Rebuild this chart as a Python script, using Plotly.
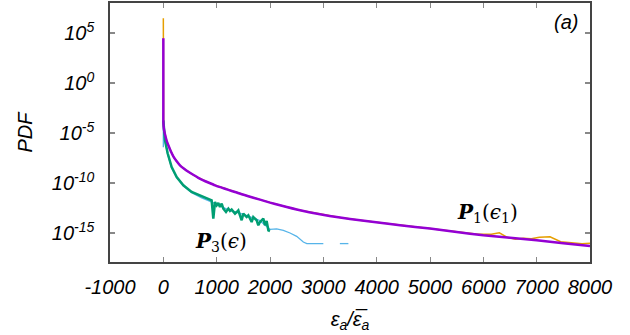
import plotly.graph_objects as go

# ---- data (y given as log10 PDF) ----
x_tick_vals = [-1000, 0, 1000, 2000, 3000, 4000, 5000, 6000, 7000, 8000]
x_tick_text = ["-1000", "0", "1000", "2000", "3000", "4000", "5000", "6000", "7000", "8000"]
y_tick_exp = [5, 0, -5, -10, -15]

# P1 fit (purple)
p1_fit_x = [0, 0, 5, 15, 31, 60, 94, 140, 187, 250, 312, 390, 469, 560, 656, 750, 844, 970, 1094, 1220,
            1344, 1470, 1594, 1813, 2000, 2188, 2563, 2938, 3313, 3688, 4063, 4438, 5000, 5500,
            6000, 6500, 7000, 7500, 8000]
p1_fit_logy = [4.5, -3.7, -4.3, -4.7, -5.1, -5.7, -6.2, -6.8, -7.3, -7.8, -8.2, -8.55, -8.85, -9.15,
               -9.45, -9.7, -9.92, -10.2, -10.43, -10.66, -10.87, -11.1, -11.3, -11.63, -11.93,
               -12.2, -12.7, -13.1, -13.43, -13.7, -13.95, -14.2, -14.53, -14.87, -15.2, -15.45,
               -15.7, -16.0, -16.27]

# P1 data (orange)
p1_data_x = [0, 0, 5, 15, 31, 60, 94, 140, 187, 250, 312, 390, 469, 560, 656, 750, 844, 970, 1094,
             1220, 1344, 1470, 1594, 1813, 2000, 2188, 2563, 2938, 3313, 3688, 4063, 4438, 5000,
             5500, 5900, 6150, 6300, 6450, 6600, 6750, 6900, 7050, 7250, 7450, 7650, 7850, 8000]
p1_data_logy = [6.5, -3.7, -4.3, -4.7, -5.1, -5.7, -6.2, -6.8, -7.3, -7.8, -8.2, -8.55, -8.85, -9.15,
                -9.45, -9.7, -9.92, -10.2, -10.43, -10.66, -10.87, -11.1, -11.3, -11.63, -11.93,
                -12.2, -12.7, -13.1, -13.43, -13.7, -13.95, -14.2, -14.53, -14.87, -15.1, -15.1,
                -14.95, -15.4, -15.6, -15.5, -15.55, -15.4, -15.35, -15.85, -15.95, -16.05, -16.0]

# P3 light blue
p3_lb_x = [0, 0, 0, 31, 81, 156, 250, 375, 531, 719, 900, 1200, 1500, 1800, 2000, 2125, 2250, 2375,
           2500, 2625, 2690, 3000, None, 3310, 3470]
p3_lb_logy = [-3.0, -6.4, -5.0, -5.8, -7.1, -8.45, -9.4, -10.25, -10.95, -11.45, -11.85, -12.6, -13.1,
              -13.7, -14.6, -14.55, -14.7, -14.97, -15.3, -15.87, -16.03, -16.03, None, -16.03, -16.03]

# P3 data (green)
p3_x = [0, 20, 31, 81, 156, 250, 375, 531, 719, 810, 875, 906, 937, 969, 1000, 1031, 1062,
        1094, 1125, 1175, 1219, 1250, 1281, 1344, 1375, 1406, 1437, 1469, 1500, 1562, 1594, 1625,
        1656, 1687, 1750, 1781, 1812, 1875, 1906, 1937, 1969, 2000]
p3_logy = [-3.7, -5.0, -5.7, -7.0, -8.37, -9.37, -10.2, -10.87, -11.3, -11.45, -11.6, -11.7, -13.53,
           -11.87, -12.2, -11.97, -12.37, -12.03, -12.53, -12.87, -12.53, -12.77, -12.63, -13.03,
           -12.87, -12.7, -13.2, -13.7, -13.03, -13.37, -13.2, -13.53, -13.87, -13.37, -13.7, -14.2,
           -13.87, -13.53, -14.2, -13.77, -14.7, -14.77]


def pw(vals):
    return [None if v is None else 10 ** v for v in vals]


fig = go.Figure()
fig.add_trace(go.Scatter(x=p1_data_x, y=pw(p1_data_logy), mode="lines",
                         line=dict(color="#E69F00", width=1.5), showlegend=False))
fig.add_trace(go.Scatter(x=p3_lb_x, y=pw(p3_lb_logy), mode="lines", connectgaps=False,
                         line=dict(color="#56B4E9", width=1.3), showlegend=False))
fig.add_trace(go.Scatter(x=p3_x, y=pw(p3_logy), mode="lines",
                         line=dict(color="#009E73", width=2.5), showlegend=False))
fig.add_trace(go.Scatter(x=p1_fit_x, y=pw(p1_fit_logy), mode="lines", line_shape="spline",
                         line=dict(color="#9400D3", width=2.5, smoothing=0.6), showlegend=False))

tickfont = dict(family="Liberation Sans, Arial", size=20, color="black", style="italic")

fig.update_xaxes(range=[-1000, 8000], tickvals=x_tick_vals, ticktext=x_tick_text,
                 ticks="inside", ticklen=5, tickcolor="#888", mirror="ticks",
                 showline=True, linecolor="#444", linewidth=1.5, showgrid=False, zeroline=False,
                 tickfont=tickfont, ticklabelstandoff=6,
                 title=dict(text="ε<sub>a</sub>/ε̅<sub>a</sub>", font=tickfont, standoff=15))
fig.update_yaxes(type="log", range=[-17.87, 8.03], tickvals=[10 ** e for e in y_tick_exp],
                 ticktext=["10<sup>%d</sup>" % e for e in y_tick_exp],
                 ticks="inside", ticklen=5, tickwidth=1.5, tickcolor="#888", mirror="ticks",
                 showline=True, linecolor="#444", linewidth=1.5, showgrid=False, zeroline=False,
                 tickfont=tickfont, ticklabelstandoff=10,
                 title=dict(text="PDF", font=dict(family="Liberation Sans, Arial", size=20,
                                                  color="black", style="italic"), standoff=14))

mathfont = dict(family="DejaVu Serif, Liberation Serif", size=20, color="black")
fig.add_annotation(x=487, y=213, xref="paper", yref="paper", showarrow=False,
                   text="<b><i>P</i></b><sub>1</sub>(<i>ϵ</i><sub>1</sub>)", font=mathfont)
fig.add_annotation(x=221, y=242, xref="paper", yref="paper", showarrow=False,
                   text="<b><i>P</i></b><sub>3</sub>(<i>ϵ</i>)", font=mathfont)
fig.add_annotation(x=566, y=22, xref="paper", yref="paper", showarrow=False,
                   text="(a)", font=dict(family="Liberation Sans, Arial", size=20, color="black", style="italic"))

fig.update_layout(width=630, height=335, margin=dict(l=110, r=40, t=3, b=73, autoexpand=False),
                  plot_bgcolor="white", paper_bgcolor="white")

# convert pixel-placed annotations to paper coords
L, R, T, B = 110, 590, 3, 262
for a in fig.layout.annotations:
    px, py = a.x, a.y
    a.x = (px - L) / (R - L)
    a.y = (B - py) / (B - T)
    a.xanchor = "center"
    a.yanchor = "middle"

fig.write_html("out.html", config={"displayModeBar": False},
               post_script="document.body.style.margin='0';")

────────

| Stated exercise |
Omit the pictures, then quote the rest of the material above exactly.

| Task solution |
Rebuild this chart as a Python script, using Plotly.
import plotly.graph_objects as go

# ---- data (y given as log10 PDF) ----
x_tick_vals = [-1000, 0, 1000, 2000, 3000, 4000, 5000, 6000, 7000, 8000]
x_tick_text = ["-1000", "0", "1000", "2000", "3000", "4000", "5000", "6000", "7000", "8000"]
y_tick_exp = [5, 0, -5, -10, -15]

# P1 fit (purple)
p1_fit_x = [0, 0, 5, 15, 31, 60, 94, 140, 187, 250, 312, 390, 469, 560, 656, 750, 844, 970, 1094, 1220,
            1344, 1470, 1594, 1813, 2000, 2188, 2563, 2938, 3313, 3688, 4063, 4438, 5000, 5500,
            6000, 6500, 7000, 7500, 8000]
p1_fit_logy = [4.5, -3.7, -4.3, -4.7, -5.1, -5.7, -6.2, -6.8, -7.3, -7.8, -8.2, -8.55, -8.85, -9.15,
               -9.45, -9.7, -9.92, -10.2, -10.43, -10.66, -10.87, -11.1, -11.3, -11.63, -11.93,
               -12.2, -12.7, -13.1, -13.43, -13.7, -13.95, -14.2, -14.53, -14.87, -15.2, -15.45,
               -15.7, -16.0, -16.27]

# P1 data (orange)
p1_data_x = [0, 0, 5, 15, 31, 60, 94, 140, 187, 250, 312, 390, 469, 560, 656, 750, 844, 970, 1094,
             1220, 1344, 1470, 1594, 1813, 2000, 2188, 2563, 2938, 3313, 3688, 4063, 4438, 5000,
             5500, 5900, 6150, 6300, 6450, 6600, 6750, 6900, 7050, 7250, 7450, 7650, 7850, 8000]
p1_data_logy = [6.5, -3.7, -4.3, -4.7, -5.1, -5.7, -6.2, -6.8, -7.3, -7.8, -8.2, -8.55, -8.85, -9.15,
                -9.45, -9.7, -9.92, -10.2, -10.43, -10.66, -10.87, -11.1, -11.3, -11.63, -11.93,
                -12.2, -12.7, -13.1, -13.43, -13.7, -13.95, -14.2, -14.53, -14.87, -15.1, -15.1,
                -14.95, -15.4, -15.6, -15.5, -15.55, -15.4, -15.35, -15.85, -15.95, -16.05, -16.0]

# P3 light blue
p3_lb_x = [0, 0, 0, 31, 81, 156, 250, 375, 531, 719, 900, 1200, 1500, 1800, 2000, 2125, 2250, 2375,
           2500, 2625, 2690, 3000, None, 3310, 3470]
p3_lb_logy = [-3.0, -6.4, -5.0, -5.8, -7.1, -8.45, -9.4, -10.25, -10.95, -11.45, -11.85, -12.6, -13.1,
              -13.7, -14.6, -14.55, -14.7, -14.97, -15.3, -15.87, -16.03, -16.03, None, -16.03, -16.03]

# P3 data (green)
p3_x = [0, 20, 31, 81, 156, 250, 375, 531, 719, 810, 875, 906, 937, 969, 1000, 1031, 1062,
        1094, 1125, 1175, 1219, 1250, 1281, 1344, 1375, 1406, 1437, 1469, 1500, 1562, 1594, 1625,
        1656, 1687, 1750, 1781, 1812, 1875, 1906, 1937, 1969, 2000]
p3_logy = [-3.7, -5.0, -5.7, -7.0, -8.37, -9.37, -10.2, -10.87, -11.3, -11.45, -11.6, -11.7, -13.53,
           -11.87, -12.2, -11.97, -12.37, -12.03, -12.53, -12.87, -12.53, -12.77, -12.63, -13.03,
           -12.87, -12.7, -13.2, -13.7, -13.03, -13.37, -13.2, -13.53, -13.87, -13.37, -13.7, -14.2,
           -13.87, -13.53, -14.2, -13.77, -14.7, -14.77]


def pw(vals):
    return [None if v is None else 10 ** v for v in vals]


fig = go.Figure()
fig.add_trace(go.Scatter(x=p1_data_x, y=pw(p1_data_logy), mode="lines",
                         line=dict(color="#E69F00", width=1.5), showlegend=False))
fig.add_trace(go.Scatter(x=p3_lb_x, y=pw(p3_lb_logy), mode="lines", connectgaps=False,
                         line=dict(color="#56B4E9", width=1.3), showlegend=False))
fig.add_trace(go.Scatter(x=p3_x, y=pw(p3_logy), mode="lines",
                         line=dict(color="#009E73", width=2.5), showlegend=False))
fig.add_trace(go.Scatter(x=p1_fit_x, y=pw(p1_fit_logy), mode="lines", line_shape="spline",
                         line=dict(color="#9400D3", width=2.5, smoothing=0.6), showlegend=False))

tickfont = dict(family="Liberation Sans, Arial", size=20, color="black", style="italic")

fig.update_xaxes(range=[-1000, 8000], tickvals=x_tick_vals, ticktext=x_tick_text,
                 ticks="inside", ticklen=5, tickcolor="#888", mirror="ticks",
                 showline=True, linecolor="#444", linewidth=1.5, showgrid=False, zeroline=False,
                 tickfont=tickfont, ticklabelstandoff=6,
                 title=dict(text="ε<sub>a</sub>/ε̅<sub>a</sub>", font=tickfont, standoff=15))
fig.update_yaxes(type="log", range=[-17.87, 8.03], tickvals=[10 ** e for e in y_tick_exp],
                 ticktext=["10<sup>%d</sup>" % e for e in y_tick_exp],
                 ticks="inside", ticklen=5, tickwidth=1.5, tickcolor="#888", mirror="ticks",
                 showline=True, linecolor="#444", linewidth=1.5, showgrid=False, zeroline=False,
                 tickfont=tickfont, ticklabelstandoff=10,
                 title=dict(text="PDF", font=dict(family="Liberation Sans, Arial", size=20,
                                                  color="black", style="italic"), standoff=14))

mathfont = dict(family="DejaVu Serif, Liberation Serif", size=20, color="black")
fig.add_annotation(x=487, y=213, xref="paper", yref="paper", showarrow=False,
                   text="<b><i>P</i></b><sub>1</sub>(<i>ϵ</i><sub>1</sub>)", font=mathfont)
fig.add_annotation(x=221, y=242, xref="paper", yref="paper", showarrow=False,
                   text="<b><i>P</i></b><sub>3</sub>(<i>ϵ</i>)", font=mathfont)
fig.add_annotation(x=566, y=22, xref="paper", yref="paper", showarrow=False,
                   text="(a)", font=dict(family="Liberation Sans, Arial", size=20, color="black", style="italic"))

fig.update_layout(width=630, height=335, margin=dict(l=110, r=40, t=3, b=73, autoexpand=False),
                  plot_bgcolor="white", paper_bgcolor="white")

# convert pixel-placed annotations to paper coords
L, R, T, B = 110, 590, 3, 262
for a in fig.layout.annotations:
    px, py = a.x, a.y
    a.x = (px - L) / (R - L)
    a.y = (B - py) / (B - T)
    a.xanchor = "center"
    a.yanchor = "middle"

fig.write_html("out.html", config={"displayModeBar": False},
               post_script="document.body.style.margin='0';")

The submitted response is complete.